This picture was taken around then,  when I put on my wig and we took our girls to a musical.  This was in San Francisco—but Iris still had her sights pointed east—in between novels, she was working on the book and lyrics for an original Broadway musical.

She played me a tape of the first songs;  so beautiful and poignant, they made me cry.   Really, though, Iris is one of the funniest people I know—and her play was inspired by laughter—-the humor of the Yiddish culture from her childhood roots.

The story is Jewish, but the subject matter is universal to every culture and every generation—-it’s about a woman longing to pass on her heritage and her memories to her child and grandchild.

The lines will make you laugh, but the back story could make you cry—just the challenge of getting a new musical to open on Broadway. As an observer for almost two decades, I can only say it takes just what the cliches say—hard work, determination, and a little mazel along the way.
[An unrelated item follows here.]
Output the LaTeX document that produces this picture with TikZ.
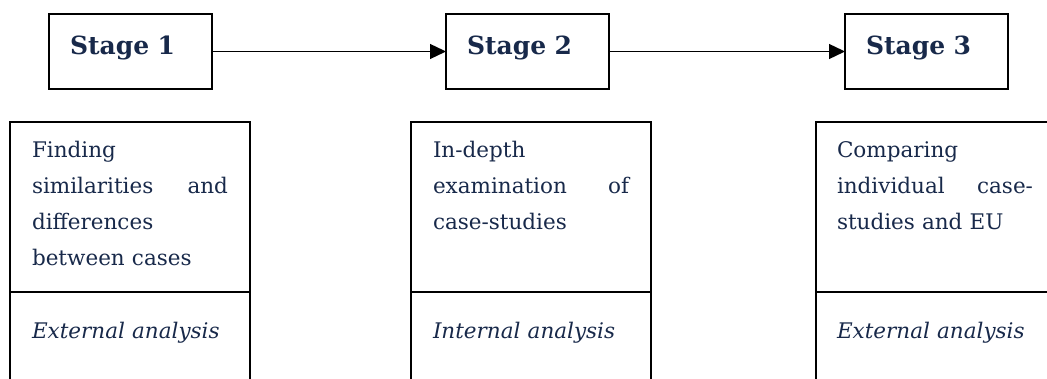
\documentclass[tikz,border=0pt]{standalone}
\usepackage{fontspec}
\setmainfont{DejaVu Serif}
\usetikzlibrary{positioning,arrows.meta}
\definecolor{stagenavy}{HTML}{18294A}
\begin{document}
\begin{tikzpicture}[
        x=1pt, y=-1pt,
        every node/.style={outer sep=0pt, text=stagenavy},
        stagebox/.style={draw=black, line width=1.9pt, anchor=north west, text width=121pt,
          inner xsep=21pt, inner ysep=0pt, text height=41pt, text depth=34pt, align=left,
          font=\fontsize{25}{30}\selectfont\bfseries},
        upperbox/.style={draw=black, line width=1.9pt, anchor=north west, minimum width=240pt,
          minimum height=170pt, inner sep=0pt},
        lowerbox/.style={upperbox, minimum height=130pt},
        desctext/.style={anchor=base west, text width=196pt, inner sep=0pt, align=left,
          font=\fontsize{21.5}{36}\selectfont},
        flow/.style={line width=1.3pt, -{Triangle[length=16pt, width=15pt]}}
      ]
      \useasboundingbox (0,0) rectangle (1047,379);
      \clip (0,0) rectangle (1047,379);
      \node[stagebox] (s1) at (49,14) {Stage 1};
      \node[stagebox, right=234pt of s1] (s2) {Stage 2};
      \node[stagebox, right=236pt of s2] (s3) {Stage 3};
      \draw[flow] (s1) -- (s2);
      \draw[flow] (s2) -- (s3);

      \node[upperbox] (f1) at (10,122) {};
      \node[upperbox] (f2) at (411,122) {};
      \node[upperbox] (f3) at (816,122) {};
      \node[lowerbox, below=0pt of f1] (g1) {};
      \node[lowerbox, below=0pt of f2] (g2) {};
      \node[lowerbox, below=0pt of f3] (g3) {};

      \node[desctext] (t1) at ([shift={(22,36)}]f1.north west)
        {Finding\\similarities\hfill and\\differences\\between cases};
      \node[desctext] (t2) at ([shift={(22,36)}]f2.north west)
        {In-depth\\examination\hfill of\\case-studies};
      \node[desctext] (t3) at ([shift={(21,36)}]f3.north west)
        {Comparing\\individual\hfill case-\\studies and EU};
      \node[desctext] (e1) at ([shift={(22,47)}]g1.north west) {\itshape External analysis};
      \node[desctext] (e2) at ([shift={(22,47)}]g2.north west) {\itshape Internal analysis};
      \node[desctext] (e3) at ([shift={(21,47)}]g3.north west) {\itshape External analysis};
    \end{tikzpicture}
\end{document}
Many people, if not most, would have given up long ago, but Iris never did. And after pursuing a project that’s really a lifetime in the making, her latest production has a far happier ending than Beaches.

The People in the Picture, starring acclaimed Broadway star Donna Murphy, is now in previews at the Roundabout Theater. On Broadway.

After such a long odyssey, Iris could barely believe it would happen—even when the curtain goes UP. She said she wouldn’t really believe it until the curtain goes DOWN.

It officially opens next week and I’ll be there in the audience—for the laughs, the tears, and the cheers.

PS.  The story of our friendship has an equally wonderful ending—our daughters, all grown up, are still best friends.

First published on Third Age.

Click here for information on The People in the Picture.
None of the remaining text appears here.